# Start of Data for this task

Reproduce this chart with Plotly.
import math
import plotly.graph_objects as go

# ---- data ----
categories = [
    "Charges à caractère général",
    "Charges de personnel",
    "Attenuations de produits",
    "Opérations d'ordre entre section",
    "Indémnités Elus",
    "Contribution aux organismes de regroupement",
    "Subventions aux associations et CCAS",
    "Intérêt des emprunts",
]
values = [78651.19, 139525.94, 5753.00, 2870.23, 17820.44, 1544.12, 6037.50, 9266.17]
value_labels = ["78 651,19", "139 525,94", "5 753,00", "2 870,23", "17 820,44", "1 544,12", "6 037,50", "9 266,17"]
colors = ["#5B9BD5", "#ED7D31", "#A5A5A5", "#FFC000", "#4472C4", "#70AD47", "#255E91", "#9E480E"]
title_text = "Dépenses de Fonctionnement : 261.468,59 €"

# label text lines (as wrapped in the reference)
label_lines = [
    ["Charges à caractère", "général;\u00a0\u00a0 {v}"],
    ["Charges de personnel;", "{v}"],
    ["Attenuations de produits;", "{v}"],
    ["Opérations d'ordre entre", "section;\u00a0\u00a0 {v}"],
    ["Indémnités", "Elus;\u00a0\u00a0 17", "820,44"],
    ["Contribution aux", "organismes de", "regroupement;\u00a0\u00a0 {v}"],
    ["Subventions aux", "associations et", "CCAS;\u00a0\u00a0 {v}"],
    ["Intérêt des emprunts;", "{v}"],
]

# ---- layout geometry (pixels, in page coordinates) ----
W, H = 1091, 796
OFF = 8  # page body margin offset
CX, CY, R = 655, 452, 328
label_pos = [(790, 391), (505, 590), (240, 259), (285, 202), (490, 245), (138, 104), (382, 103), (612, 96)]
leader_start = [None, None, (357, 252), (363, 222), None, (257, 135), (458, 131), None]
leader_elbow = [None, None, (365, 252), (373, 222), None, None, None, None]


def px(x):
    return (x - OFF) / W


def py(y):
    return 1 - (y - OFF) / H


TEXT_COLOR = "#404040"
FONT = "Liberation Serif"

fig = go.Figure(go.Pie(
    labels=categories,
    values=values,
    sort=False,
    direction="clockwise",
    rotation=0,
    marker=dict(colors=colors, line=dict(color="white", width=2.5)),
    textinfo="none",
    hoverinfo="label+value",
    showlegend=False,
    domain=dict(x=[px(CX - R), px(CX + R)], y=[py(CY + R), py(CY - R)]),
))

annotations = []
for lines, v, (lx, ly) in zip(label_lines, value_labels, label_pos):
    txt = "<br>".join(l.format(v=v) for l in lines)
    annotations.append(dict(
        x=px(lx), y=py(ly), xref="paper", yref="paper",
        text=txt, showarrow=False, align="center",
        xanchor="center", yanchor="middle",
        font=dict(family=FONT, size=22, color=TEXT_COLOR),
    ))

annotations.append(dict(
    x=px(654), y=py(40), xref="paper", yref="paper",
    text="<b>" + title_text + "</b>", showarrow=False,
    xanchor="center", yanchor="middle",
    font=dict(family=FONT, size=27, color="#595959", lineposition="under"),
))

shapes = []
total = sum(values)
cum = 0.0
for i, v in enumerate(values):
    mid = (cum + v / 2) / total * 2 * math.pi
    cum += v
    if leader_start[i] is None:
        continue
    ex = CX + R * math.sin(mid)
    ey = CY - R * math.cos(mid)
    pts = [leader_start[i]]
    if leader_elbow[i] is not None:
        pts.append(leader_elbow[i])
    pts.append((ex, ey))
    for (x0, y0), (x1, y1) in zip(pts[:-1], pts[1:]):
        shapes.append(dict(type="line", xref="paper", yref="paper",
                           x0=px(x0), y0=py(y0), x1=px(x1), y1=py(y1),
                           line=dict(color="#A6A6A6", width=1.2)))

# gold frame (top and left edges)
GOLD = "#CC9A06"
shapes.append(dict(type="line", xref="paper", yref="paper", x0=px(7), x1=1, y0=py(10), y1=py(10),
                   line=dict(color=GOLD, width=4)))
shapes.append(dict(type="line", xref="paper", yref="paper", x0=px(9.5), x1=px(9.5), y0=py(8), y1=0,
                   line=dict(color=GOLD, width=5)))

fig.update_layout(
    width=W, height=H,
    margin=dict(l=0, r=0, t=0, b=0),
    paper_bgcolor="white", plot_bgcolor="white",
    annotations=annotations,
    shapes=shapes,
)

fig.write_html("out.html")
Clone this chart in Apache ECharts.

# End of Data for this task

* _Problem_:
Reproduce exactly, and only, the lines from the start of the entries through the one that contains "Fonctionnement : 261.468,59".

* _Result of the task_:
Reproduce this chart with Plotly.
import math
import plotly.graph_objects as go

# ---- data ----
categories = [
    "Charges à caractère général",
    "Charges de personnel",
    "Attenuations de produits",
    "Opérations d'ordre entre section",
    "Indémnités Elus",
    "Contribution aux organismes de regroupement",
    "Subventions aux associations et CCAS",
    "Intérêt des emprunts",
]
values = [78651.19, 139525.94, 5753.00, 2870.23, 17820.44, 1544.12, 6037.50, 9266.17]
value_labels = ["78 651,19", "139 525,94", "5 753,00", "2 870,23", "17 820,44", "1 544,12", "6 037,50", "9 266,17"]
colors = ["#5B9BD5", "#ED7D31", "#A5A5A5", "#FFC000", "#4472C4", "#70AD47", "#255E91", "#9E480E"]
title_text = "Dépenses de Fonctionnement : 261.468,59 €"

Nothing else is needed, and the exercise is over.